_WHAT NEEDS TO BE DONE_
Can you transcribe every line exactly and leave the pictures behind?

_EXTRACTED DATA_
-- Begin --

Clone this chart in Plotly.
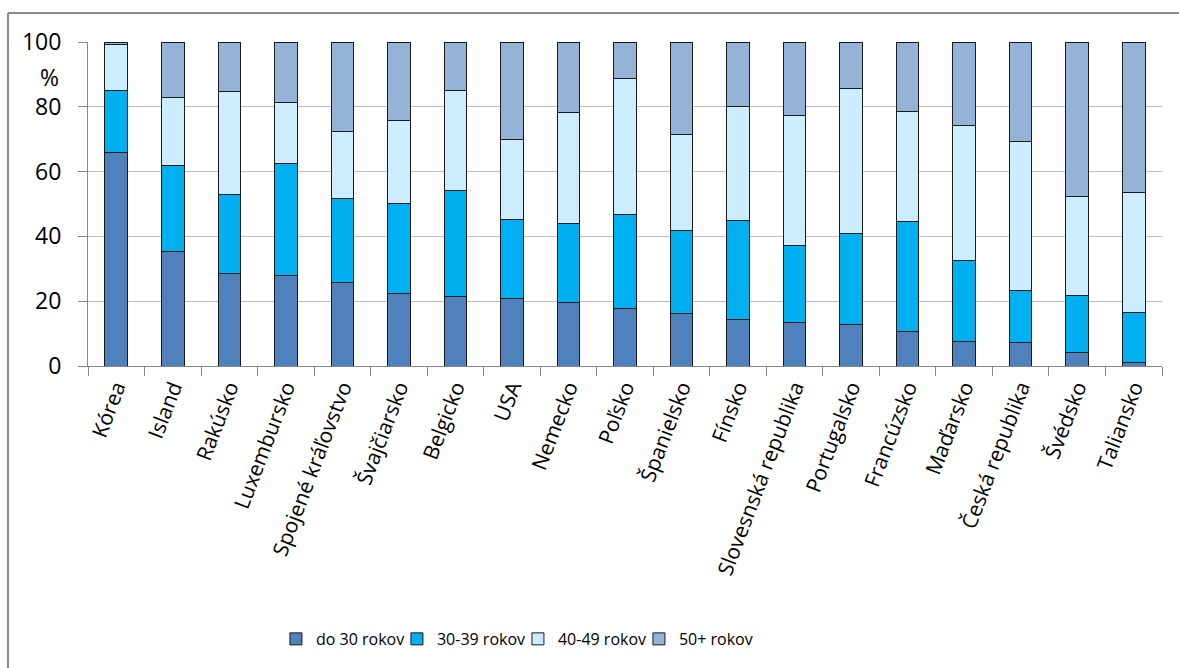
import plotly.graph_objects as go

categories = ["Kórea", "Island", "Rakúsko", "Luxembursko", "Spojené kráľovstvo",
              "Švajčiarsko", "Belgicko", "USA", "Nemecko", "Poľsko", "Španielsko",
              "Fínsko", "Slovesnská republika", "Portugalsko", "Francúzsko",
              "Maďarsko", "Česká republika", "Švédsko", "Taliansko"]

do30 = [65.9, 35.3, 28.4, 28.0, 25.7, 22.3, 21.4, 20.7, 19.6, 17.6, 16.1,
        14.5, 13.4, 12.7, 10.7, 7.7, 7.3, 4.2, 1.2]
r30_39 = [19.1, 26.5, 24.5, 34.5, 25.9, 27.9, 32.9, 24.6, 24.5, 29.2, 25.7,
          30.3, 23.7, 28.2, 33.8, 25.0, 16.1, 17.7, 15.3]
r40_49 = [14.2, 21.0, 31.8, 18.7, 20.9, 25.7, 30.8, 24.5, 34.0, 41.8, 29.5,
          35.3, 40.3, 44.9, 34.1, 41.6, 46.0, 30.3, 37.1]
r50 = [0.8, 17.2, 15.3, 18.8, 27.5, 24.1, 14.9, 30.2, 21.9, 11.4, 28.7,
       19.9, 22.6, 14.2, 21.4, 25.7, 30.6, 47.8, 46.4]

series_names = ["do 30 rokov", "30-39 rokov", "40-49 rokov", "50+ rokov"]
series_values = [do30, r30_39, r40_49, r50]
colors = ["#4F81BD", "#00B0F0", "#CCECFF", "#95B3D7"]

y_ticks = [0, 20, 40, 60, 80, 100]

FONT = "Open Sans"

fig = go.Figure()
for name, vals, col in zip(series_names, series_values, colors):
    fig.add_trace(go.Bar(
        x=categories, y=vals, name=name,
        marker=dict(color=col, line=dict(color="#1a1a1a", width=1)),
    ))

fig.update_layout(
    barmode="stack",
    bargap=0.6,
    width=1179, height=668,
    margin=dict(l=88, r=17, t=42, b=302),
    paper_bgcolor="white",
    plot_bgcolor="white",
    font=dict(family=FONT, color="#000000"),
    showlegend=True,
    legend=dict(
        orientation="h",
        x=0.175, xanchor="left",
        y=-0.79, yanchor="top",
        font=dict(size=16, family=FONT),
        entrywidth=76,
        entrywidthmode="pixels",
        itemwidth=30,
        traceorder="normal",
    ),
    xaxis=dict(
        showline=True, linecolor="#868686", linewidth=1,
        ticks="outside", tickson="boundaries", ticklen=9, tickcolor="#868686",
        tickangle=-69,
        tickfont=dict(size=21, family=FONT),
        showgrid=False,
    ),
    yaxis=dict(
        range=[0, 100],
        tickvals=y_ticks,
        showline=True, linecolor="#868686", linewidth=1,
        ticks="outside", ticklen=9, tickcolor="#868686",
        showgrid=True, gridcolor="#BEBEBE", gridwidth=1,
        tickfont=dict(size=23, family=FONT),
        ticklabelstandoff=12,
        zeroline=False,
    ),
    annotations=[dict(
        text="%", x=-0.036, xref="paper", y=89.3, yref="y",
        showarrow=False, xanchor="center", yanchor="middle",
        font=dict(size=23, family=FONT, color="#000000"),
    )],
    shapes=[
        dict(type="line", xref="paper", yref="paper",
             x0=-0.0745, x1=1.02, y0=1.0895, y1=1.0895,
             line=dict(color="#8A8A8A", width=2)),
        dict(type="line", xref="paper", yref="paper",
             x0=-0.0745, x1=-0.0745, y0=1.0895, y1=-0.94,
             line=dict(color="#8A8A8A", width=2)),
    ],
)

fig.write_html("out.html")
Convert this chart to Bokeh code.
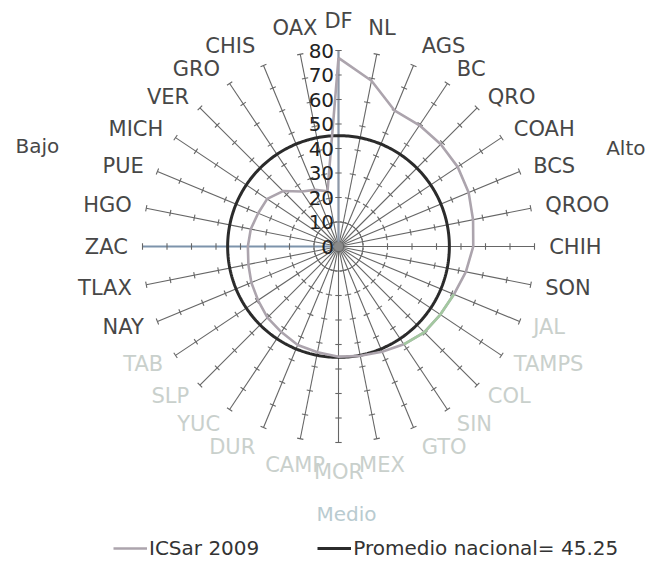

-- End --

_PROBLEM SOLUTION_
Clone this chart in Plotly.
import plotly.graph_objects as go

categories = ["Kórea", "Island", "Rakúsko", "Luxembursko", "Spojené kráľovstvo",
              "Švajčiarsko", "Belgicko", "USA", "Nemecko", "Poľsko", "Španielsko",
              "Fínsko", "Slovesnská republika", "Portugalsko", "Francúzsko",
              "Maďarsko", "Česká republika", "Švédsko", "Taliansko"]

do30 = [65.9, 35.3, 28.4, 28.0, 25.7, 22.3, 21.4, 20.7, 19.6, 17.6, 16.1,
        14.5, 13.4, 12.7, 10.7, 7.7, 7.3, 4.2, 1.2]
r30_39 = [19.1, 26.5, 24.5, 34.5, 25.9, 27.9, 32.9, 24.6, 24.5, 29.2, 25.7,
          30.3, 23.7, 28.2, 33.8, 25.0, 16.1, 17.7, 15.3]
r40_49 = [14.2, 21.0, 31.8, 18.7, 20.9, 25.7, 30.8, 24.5, 34.0, 41.8, 29.5,
          35.3, 40.3, 44.9, 34.1, 41.6, 46.0, 30.3, 37.1]
r50 = [0.8, 17.2, 15.3, 18.8, 27.5, 24.1, 14.9, 30.2, 21.9, 11.4, 28.7,
       19.9, 22.6, 14.2, 21.4, 25.7, 30.6, 47.8, 46.4]

series_names = ["do 30 rokov", "30-39 rokov", "40-49 rokov", "50+ rokov"]
series_values = [do30, r30_39, r40_49, r50]
colors = ["#4F81BD", "#00B0F0", "#CCECFF", "#95B3D7"]

y_ticks = [0, 20, 40, 60, 80, 100]

FONT = "Open Sans"

fig = go.Figure()
for name, vals, col in zip(series_names, series_values, colors):
    fig.add_trace(go.Bar(
        x=categories, y=vals, name=name,
        marker=dict(color=col, line=dict(color="#1a1a1a", width=1)),
    ))

fig.update_layout(
    barmode="stack",
    bargap=0.6,
    width=1179, height=668,
    margin=dict(l=88, r=17, t=42, b=302),
    paper_bgcolor="white",
    plot_bgcolor="white",
    font=dict(family=FONT, color="#000000"),
    showlegend=True,
    legend=dict(
        orientation="h",
        x=0.175, xanchor="left",
        y=-0.79, yanchor="top",
        font=dict(size=16, family=FONT),
        entrywidth=76,
        entrywidthmode="pixels",
        itemwidth=30,
        traceorder="normal",
    ),
    xaxis=dict(
        showline=True, linecolor="#868686", linewidth=1,
        ticks="outside", tickson="boundaries", ticklen=9, tickcolor="#868686",
        tickangle=-69,
        tickfont=dict(size=21, family=FONT),
        showgrid=False,
    ),
    yaxis=dict(
        range=[0, 100],
        tickvals=y_ticks,
        showline=True, linecolor="#868686", linewidth=1,
        ticks="outside", ticklen=9, tickcolor="#868686",
        showgrid=True, gridcolor="#BEBEBE", gridwidth=1,
        tickfont=dict(size=23, family=FONT),
        ticklabelstandoff=12,
        zeroline=False,
    ),
    annotations=[dict(
        text="%", x=-0.036, xref="paper", y=89.3, yref="y",
        showarrow=False, xanchor="center", yanchor="middle",
        font=dict(size=23, family=FONT, color="#000000"),
    )],
    shapes=[
        dict(type="line", xref="paper", yref="paper",
             x0=-0.0745, x1=1.02, y0=1.0895, y1=1.0895,
             line=dict(color="#8A8A8A", width=2)),
        dict(type="line", xref="paper", yref="paper",
             x0=-0.0745, x1=-0.0745, y0=1.0895, y1=-0.94,
             line=dict(color="#8A8A8A", width=2)),
    ],
)

fig.write_html("out.html")
Convert this chart to Bokeh code.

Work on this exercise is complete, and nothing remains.